→ RECORDED INFORMATION:
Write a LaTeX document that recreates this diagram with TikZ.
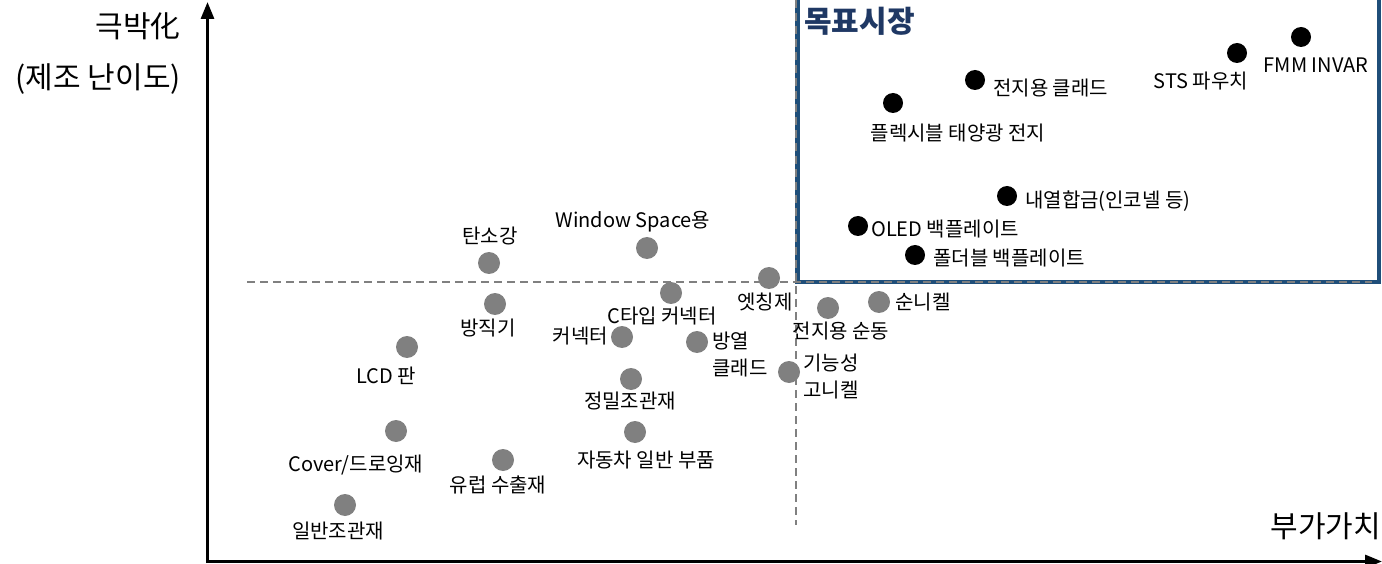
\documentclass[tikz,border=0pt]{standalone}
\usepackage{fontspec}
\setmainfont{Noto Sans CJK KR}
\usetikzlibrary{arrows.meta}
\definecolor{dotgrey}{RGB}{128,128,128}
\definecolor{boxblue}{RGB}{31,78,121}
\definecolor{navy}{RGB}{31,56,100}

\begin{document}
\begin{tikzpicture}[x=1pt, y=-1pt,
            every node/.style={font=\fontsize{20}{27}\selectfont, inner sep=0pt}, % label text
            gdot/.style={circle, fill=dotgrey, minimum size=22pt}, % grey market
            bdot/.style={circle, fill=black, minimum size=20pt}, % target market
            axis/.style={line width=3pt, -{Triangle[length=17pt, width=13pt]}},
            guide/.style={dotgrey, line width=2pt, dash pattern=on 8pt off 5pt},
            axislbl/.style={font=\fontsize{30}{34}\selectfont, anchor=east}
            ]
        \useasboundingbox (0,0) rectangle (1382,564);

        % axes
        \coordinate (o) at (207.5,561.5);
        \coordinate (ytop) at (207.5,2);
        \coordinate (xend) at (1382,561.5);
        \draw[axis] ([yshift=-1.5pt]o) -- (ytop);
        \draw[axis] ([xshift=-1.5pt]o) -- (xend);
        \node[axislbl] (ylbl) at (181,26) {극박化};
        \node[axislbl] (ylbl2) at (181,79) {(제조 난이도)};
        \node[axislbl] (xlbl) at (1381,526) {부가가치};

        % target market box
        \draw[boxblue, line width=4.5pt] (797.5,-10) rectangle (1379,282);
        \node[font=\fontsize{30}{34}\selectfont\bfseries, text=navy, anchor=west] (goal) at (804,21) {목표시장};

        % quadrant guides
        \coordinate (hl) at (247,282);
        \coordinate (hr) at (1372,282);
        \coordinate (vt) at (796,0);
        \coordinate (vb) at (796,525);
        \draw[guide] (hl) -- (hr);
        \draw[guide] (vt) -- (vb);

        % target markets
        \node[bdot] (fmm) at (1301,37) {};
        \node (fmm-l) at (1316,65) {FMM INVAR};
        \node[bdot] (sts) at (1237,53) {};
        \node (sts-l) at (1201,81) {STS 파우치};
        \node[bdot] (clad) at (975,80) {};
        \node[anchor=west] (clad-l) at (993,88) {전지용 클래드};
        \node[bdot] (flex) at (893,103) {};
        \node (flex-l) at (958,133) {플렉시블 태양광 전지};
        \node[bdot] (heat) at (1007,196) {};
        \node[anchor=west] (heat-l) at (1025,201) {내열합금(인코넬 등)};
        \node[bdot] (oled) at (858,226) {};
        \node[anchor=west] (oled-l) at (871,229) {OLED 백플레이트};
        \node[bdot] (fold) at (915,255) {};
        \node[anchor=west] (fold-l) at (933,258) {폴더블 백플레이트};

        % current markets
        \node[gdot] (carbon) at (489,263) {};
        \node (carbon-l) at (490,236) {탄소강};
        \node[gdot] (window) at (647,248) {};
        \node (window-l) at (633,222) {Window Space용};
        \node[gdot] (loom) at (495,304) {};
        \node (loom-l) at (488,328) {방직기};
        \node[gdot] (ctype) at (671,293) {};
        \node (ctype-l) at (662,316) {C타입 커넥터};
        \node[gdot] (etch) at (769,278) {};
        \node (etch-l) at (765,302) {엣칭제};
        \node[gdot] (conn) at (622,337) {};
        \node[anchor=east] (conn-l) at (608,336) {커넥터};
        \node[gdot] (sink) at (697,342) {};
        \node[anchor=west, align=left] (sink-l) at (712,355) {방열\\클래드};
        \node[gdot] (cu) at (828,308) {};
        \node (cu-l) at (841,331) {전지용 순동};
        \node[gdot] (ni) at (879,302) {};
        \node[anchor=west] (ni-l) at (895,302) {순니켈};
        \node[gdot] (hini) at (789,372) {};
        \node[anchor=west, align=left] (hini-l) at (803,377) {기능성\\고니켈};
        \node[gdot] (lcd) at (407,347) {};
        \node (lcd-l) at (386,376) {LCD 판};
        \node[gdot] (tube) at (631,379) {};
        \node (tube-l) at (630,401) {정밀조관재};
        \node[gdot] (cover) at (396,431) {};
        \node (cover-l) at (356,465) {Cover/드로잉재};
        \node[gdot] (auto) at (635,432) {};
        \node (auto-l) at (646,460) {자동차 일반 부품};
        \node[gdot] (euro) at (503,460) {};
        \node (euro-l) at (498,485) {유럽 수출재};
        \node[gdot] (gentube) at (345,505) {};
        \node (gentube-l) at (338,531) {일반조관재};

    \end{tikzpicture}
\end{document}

→ GOAL:
Reproduce the material word for word, minus the images.

→ RESULT OF THIS EXERCISE:
Write a LaTeX document that recreates this diagram with TikZ.
\documentclass[tikz,border=0pt]{standalone}
\usepackage{fontspec}
\setmainfont{Noto Sans CJK KR}
\usetikzlibrary{arrows.meta}
\definecolor{dotgrey}{RGB}{128,128,128}
\definecolor{boxblue}{RGB}{31,78,121}
\definecolor{navy}{RGB}{31,56,100}

\begin{document}
\begin{tikzpicture}[x=1pt, y=-1pt,
            every node/.style={font=\fontsize{20}{27}\selectfont, inner sep=0pt}, % label text
            gdot/.style={circle, fill=dotgrey, minimum size=22pt}, % grey market
            bdot/.style={circle, fill=black, minimum size=20pt}, % target market
            axis/.style={line width=3pt, -{Triangle[length=17pt, width=13pt]}},
            guide/.style={dotgrey, line width=2pt, dash pattern=on 8pt off 5pt},
            axislbl/.style={font=\fontsize{30}{34}\selectfont, anchor=east}
            ]
        \useasboundingbox (0,0) rectangle (1382,564);

        % axes
        \coordinate (o) at (207.5,561.5);
        \coordinate (ytop) at (207.5,2);
        \coordinate (xend) at (1382,561.5);
        \draw[axis] ([yshift=-1.5pt]o) -- (ytop);
        \draw[axis] ([xshift=-1.5pt]o) -- (xend);
        \node[axislbl] (ylbl) at (181,26) {극박化};
        \node[axislbl] (ylbl2) at (181,79) {(제조 난이도)};
        \node[axislbl] (xlbl) at (1381,526) {부가가치};

        % target market box
        \draw[boxblue, line width=4.5pt] (797.5,-10) rectangle (1379,282);
        \node[font=\fontsize{30}{34}\selectfont\bfseries, text=navy, anchor=west] (goal) at (804,21) {목표시장};

        % quadrant guides
        \coordinate (hl) at (247,282);
        \coordinate (hr) at (1372,282);
        \coordinate (vt) at (796,0);
        \coordinate (vb) at (796,525);
        \draw[guide] (hl) -- (hr);
        \draw[guide] (vt) -- (vb);

        % target markets
        \node[bdot] (fmm) at (1301,37) {};
        \node (fmm-l) at (1316,65) {FMM INVAR};
        \node[bdot] (sts) at (1237,53) {};
        \node (sts-l) at (1201,81) {STS 파우치};
        \node[bdot] (clad) at (975,80) {};
        \node[anchor=west] (clad-l) at (993,88) {전지용 클래드};
        \node[bdot] (flex) at (893,103) {};
        \node (flex-l) at (958,133) {플렉시블 태양광 전지};
        \node[bdot] (heat) at (1007,196) {};
        \node[anchor=west] (heat-l) at (1025,201) {내열합금(인코넬 등)};
        \node[bdot] (oled) at (858,226) {};
        \node[anchor=west] (oled-l) at (871,229) {OLED 백플레이트};
        \node[bdot] (fold) at (915,255) {};
        \node[anchor=west] (fold-l) at (933,258) {폴더블 백플레이트};

        % current markets
        \node[gdot] (carbon) at (489,263) {};
        \node (carbon-l) at (490,236) {탄소강};
        \node[gdot] (window) at (647,248) {};
        \node (window-l) at (633,222) {Window Space용};
        \node[gdot] (loom) at (495,304) {};
        \node (loom-l) at (488,328) {방직기};
        \node[gdot] (ctype) at (671,293) {};
        \node (ctype-l) at (662,316) {C타입 커넥터};
        \node[gdot] (etch) at (769,278) {};
        \node (etch-l) at (765,302) {엣칭제};
        \node[gdot] (conn) at (622,337) {};
        \node[anchor=east] (conn-l) at (608,336) {커넥터};
        \node[gdot] (sink) at (697,342) {};
        \node[anchor=west, align=left] (sink-l) at (712,355) {방열\\클래드};
        \node[gdot] (cu) at (828,308) {};
        \node (cu-l) at (841,331) {전지용 순동};
        \node[gdot] (ni) at (879,302) {};
        \node[anchor=west] (ni-l) at (895,302) {순니켈};
        \node[gdot] (hini) at (789,372) {};
        \node[anchor=west, align=left] (hini-l) at (803,377) {기능성\\고니켈};
        \node[gdot] (lcd) at (407,347) {};
        \node (lcd-l) at (386,376) {LCD 판};
        \node[gdot] (tube) at (631,379) {};
        \node (tube-l) at (630,401) {정밀조관재};
        \node[gdot] (cover) at (396,431) {};
        \node (cover-l) at (356,465) {Cover/드로잉재};
        \node[gdot] (auto) at (635,432) {};
        \node (auto-l) at (646,460) {자동차 일반 부품};
        \node[gdot] (euro) at (503,460) {};
        \node (euro-l) at (498,485) {유럽 수출재};
        \node[gdot] (gentube) at (345,505) {};
        \node (gentube-l) at (338,531) {일반조관재};

    \end{tikzpicture}
\end{document}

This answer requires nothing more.